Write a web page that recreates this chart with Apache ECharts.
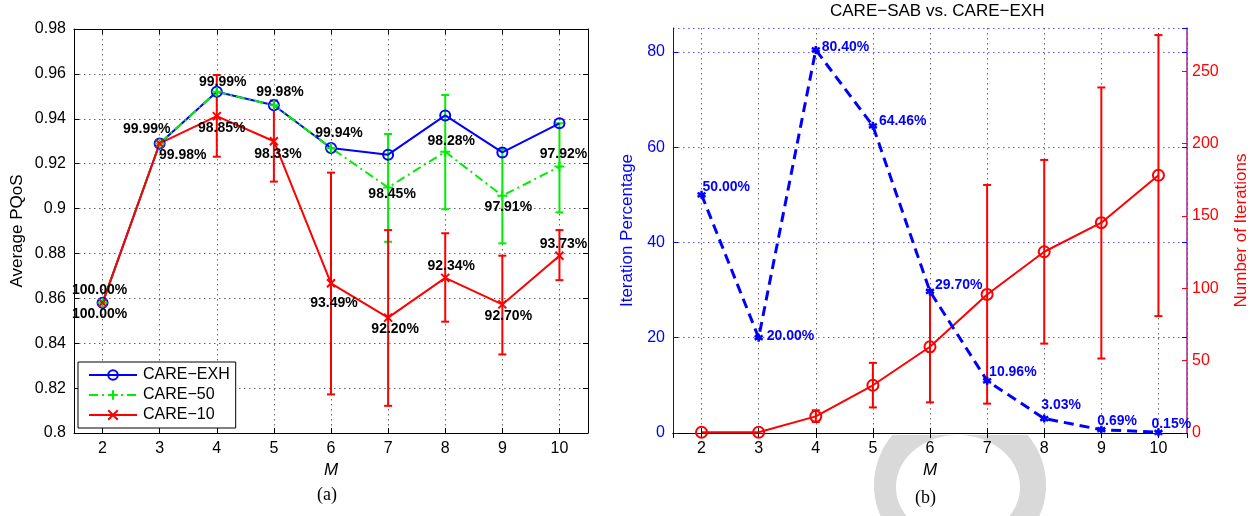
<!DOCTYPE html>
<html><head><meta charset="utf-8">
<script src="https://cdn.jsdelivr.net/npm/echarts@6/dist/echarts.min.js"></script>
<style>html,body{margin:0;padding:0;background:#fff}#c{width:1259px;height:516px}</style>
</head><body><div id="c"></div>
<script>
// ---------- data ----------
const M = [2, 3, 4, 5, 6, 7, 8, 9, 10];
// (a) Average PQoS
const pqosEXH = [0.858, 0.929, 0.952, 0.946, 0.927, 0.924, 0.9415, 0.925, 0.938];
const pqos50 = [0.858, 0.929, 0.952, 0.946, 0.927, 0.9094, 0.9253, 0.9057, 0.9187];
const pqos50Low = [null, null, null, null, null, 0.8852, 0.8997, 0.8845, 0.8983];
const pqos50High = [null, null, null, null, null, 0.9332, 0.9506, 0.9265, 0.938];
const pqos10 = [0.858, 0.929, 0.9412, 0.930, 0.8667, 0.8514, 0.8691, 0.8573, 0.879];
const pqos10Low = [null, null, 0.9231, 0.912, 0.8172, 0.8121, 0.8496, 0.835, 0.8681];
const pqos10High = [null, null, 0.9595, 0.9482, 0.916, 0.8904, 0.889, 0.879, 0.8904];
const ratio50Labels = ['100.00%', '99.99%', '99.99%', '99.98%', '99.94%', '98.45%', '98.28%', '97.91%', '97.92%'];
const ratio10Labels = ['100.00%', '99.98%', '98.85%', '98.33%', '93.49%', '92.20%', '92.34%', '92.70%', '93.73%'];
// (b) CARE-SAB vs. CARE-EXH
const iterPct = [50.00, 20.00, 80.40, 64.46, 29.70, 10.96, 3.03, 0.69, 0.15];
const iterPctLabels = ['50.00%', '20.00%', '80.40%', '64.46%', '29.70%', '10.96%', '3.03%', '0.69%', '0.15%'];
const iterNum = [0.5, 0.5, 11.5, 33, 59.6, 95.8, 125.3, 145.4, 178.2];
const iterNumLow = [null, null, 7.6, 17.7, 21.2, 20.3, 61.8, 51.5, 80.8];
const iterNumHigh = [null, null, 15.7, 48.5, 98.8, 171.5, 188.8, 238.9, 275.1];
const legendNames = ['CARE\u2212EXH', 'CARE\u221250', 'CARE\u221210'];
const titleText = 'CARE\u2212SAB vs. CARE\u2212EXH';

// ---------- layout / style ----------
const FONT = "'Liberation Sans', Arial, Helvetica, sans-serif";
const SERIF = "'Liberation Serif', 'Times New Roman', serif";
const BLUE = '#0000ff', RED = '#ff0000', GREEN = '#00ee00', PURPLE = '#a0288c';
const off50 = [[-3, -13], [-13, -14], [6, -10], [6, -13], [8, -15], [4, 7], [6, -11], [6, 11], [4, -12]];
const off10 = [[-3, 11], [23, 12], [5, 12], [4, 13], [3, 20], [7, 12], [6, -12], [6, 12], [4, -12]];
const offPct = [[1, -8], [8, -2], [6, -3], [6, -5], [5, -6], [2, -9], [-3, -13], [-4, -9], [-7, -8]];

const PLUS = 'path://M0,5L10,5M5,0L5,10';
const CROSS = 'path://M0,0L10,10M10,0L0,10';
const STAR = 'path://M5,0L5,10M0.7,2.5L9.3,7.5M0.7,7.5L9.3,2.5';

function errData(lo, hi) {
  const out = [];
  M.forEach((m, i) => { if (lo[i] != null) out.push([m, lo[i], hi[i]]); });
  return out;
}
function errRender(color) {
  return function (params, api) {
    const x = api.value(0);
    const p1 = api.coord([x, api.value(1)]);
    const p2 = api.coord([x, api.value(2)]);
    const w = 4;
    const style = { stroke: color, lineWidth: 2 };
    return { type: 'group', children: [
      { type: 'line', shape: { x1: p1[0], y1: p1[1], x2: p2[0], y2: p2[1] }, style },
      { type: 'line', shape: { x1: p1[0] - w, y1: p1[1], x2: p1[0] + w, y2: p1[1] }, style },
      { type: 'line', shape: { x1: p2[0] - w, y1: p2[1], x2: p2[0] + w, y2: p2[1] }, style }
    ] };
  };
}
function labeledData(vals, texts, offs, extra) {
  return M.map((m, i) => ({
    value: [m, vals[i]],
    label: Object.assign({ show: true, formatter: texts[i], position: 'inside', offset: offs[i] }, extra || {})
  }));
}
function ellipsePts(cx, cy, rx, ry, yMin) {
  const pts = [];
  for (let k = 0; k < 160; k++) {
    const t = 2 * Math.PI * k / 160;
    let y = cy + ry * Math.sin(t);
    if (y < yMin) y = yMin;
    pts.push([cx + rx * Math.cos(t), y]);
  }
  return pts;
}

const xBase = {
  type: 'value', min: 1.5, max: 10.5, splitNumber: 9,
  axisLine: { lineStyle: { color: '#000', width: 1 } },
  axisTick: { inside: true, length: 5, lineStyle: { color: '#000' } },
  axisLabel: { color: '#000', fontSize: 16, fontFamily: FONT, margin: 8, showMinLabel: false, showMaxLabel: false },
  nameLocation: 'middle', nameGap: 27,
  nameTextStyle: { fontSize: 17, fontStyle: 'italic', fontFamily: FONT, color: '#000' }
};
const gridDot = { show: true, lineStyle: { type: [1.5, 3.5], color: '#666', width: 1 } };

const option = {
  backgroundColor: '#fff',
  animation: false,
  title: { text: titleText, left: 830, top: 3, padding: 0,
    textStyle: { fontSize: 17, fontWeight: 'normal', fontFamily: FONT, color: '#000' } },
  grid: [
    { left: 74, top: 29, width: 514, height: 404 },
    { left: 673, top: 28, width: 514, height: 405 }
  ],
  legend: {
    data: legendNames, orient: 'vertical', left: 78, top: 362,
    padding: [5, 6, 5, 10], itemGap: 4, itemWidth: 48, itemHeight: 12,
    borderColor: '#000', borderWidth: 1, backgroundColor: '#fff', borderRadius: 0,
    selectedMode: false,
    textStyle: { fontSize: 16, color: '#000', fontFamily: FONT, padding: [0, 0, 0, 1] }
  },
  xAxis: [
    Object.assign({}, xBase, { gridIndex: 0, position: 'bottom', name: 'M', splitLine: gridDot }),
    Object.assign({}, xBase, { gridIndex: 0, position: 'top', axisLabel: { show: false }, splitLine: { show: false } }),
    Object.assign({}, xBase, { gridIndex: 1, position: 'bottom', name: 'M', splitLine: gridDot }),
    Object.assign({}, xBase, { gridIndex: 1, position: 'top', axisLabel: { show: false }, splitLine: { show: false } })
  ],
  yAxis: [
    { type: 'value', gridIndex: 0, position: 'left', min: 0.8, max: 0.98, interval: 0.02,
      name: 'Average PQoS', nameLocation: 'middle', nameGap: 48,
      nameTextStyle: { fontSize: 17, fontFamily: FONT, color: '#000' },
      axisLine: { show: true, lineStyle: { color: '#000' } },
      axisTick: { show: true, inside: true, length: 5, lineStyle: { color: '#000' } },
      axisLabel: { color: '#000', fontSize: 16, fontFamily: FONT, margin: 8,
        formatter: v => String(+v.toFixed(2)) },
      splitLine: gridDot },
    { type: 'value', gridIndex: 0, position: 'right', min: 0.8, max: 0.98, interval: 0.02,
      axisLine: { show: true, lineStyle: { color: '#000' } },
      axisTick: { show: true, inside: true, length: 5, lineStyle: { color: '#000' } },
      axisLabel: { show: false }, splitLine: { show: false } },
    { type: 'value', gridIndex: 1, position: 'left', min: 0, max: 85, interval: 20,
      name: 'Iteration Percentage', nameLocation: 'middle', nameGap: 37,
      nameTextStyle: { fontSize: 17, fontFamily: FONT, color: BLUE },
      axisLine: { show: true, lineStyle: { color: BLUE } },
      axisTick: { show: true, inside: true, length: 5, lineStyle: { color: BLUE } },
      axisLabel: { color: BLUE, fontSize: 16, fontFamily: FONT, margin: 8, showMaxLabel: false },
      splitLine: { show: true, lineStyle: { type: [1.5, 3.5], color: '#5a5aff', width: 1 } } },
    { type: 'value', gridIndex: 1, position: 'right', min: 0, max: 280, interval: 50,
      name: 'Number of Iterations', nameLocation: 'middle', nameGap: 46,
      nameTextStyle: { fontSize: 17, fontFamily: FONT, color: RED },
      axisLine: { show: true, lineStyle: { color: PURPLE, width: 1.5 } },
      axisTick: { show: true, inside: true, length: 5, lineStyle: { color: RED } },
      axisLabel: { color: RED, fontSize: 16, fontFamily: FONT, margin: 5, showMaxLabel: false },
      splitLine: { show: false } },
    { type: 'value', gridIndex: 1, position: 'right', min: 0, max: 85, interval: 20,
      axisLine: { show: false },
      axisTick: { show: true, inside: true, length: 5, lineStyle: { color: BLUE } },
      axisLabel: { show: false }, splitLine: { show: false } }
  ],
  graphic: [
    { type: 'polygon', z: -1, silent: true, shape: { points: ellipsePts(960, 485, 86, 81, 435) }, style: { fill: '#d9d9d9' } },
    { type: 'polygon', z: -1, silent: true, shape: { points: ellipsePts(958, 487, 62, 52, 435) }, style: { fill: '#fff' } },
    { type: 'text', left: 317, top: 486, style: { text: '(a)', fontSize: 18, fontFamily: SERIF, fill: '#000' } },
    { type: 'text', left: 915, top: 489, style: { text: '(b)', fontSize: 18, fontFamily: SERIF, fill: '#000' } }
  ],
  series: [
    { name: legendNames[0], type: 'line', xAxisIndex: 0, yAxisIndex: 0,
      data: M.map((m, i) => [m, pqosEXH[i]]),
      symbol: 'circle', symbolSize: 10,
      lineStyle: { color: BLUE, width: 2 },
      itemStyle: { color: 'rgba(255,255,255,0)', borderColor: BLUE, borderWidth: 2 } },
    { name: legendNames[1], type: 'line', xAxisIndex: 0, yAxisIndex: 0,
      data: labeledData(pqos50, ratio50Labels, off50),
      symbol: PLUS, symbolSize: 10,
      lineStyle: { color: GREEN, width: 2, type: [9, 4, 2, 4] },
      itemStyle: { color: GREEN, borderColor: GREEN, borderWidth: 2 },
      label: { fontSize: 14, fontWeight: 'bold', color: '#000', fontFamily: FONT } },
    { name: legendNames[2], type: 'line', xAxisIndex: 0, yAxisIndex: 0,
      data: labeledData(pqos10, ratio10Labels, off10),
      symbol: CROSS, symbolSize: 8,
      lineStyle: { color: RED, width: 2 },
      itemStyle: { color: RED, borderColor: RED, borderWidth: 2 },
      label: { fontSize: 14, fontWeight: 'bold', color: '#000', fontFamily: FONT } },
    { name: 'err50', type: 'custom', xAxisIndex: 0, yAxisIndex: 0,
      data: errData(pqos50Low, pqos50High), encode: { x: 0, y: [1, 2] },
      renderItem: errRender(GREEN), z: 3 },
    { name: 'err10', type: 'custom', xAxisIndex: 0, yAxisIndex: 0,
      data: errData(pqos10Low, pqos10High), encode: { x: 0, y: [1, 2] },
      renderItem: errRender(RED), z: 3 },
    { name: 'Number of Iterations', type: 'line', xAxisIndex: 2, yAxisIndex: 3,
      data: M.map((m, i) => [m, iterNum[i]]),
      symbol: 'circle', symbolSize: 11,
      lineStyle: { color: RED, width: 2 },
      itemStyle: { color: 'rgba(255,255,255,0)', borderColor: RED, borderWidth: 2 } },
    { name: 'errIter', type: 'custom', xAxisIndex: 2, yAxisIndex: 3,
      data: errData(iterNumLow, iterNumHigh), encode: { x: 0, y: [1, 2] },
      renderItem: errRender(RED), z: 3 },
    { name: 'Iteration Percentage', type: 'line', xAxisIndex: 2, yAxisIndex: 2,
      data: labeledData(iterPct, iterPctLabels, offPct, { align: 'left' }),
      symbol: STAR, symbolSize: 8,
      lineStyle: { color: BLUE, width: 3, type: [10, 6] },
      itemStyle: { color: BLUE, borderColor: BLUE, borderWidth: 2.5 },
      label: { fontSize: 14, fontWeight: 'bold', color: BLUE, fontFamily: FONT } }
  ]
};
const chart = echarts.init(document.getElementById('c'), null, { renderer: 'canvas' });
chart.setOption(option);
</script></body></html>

--------------------------------------------------

TASK DESCRIPTION: Leave out any pictures, please, and quote only the lines from the top of the data through the line that contains "const titleText = 'CARE\u2212SAB".

TASK OUTPUT:
Write a web page that recreates this chart with Apache ECharts.
<!DOCTYPE html>
<html><head><meta charset="utf-8">
<script src="https://cdn.jsdelivr.net/npm/echarts@6/dist/echarts.min.js"></script>
<style>html,body{margin:0;padding:0;background:#fff}#c{width:1259px;height:516px}</style>
</head><body><div id="c"></div>
<script>
// ---------- data ----------
const M = [2, 3, 4, 5, 6, 7, 8, 9, 10];
// (a) Average PQoS
const pqosEXH = [0.858, 0.929, 0.952, 0.946, 0.927, 0.924, 0.9415, 0.925, 0.938];
const pqos50 = [0.858, 0.929, 0.952, 0.946, 0.927, 0.9094, 0.9253, 0.9057, 0.9187];
const pqos50Low = [null, null, null, null, null, 0.8852, 0.8997, 0.8845, 0.8983];
const pqos50High = [null, null, null, null, null, 0.9332, 0.9506, 0.9265, 0.938];
const pqos10 = [0.858, 0.929, 0.9412, 0.930, 0.8667, 0.8514, 0.8691, 0.8573, 0.879];
const pqos10Low = [null, null, 0.9231, 0.912, 0.8172, 0.8121, 0.8496, 0.835, 0.8681];
const pqos10High = [null, null, 0.9595, 0.9482, 0.916, 0.8904, 0.889, 0.879, 0.8904];
const ratio50Labels = ['100.00%', '99.99%', '99.99%', '99.98%', '99.94%', '98.45%', '98.28%', '97.91%', '97.92%'];
const ratio10Labels = ['100.00%', '99.98%', '98.85%', '98.33%', '93.49%', '92.20%', '92.34%', '92.70%', '93.73%'];
// (b) CARE-SAB vs. CARE-EXH
const iterPct = [50.00, 20.00, 80.40, 64.46, 29.70, 10.96, 3.03, 0.69, 0.15];
const iterPctLabels = ['50.00%', '20.00%', '80.40%', '64.46%', '29.70%', '10.96%', '3.03%', '0.69%', '0.15%'];
const iterNum = [0.5, 0.5, 11.5, 33, 59.6, 95.8, 125.3, 145.4, 178.2];
const iterNumLow = [null, null, 7.6, 17.7, 21.2, 20.3, 61.8, 51.5, 80.8];
const iterNumHigh = [null, null, 15.7, 48.5, 98.8, 171.5, 188.8, 238.9, 275.1];
const legendNames = ['CARE\u2212EXH', 'CARE\u221250', 'CARE\u221210'];
const titleText = 'CARE\u2212SAB vs. CARE\u2212EXH';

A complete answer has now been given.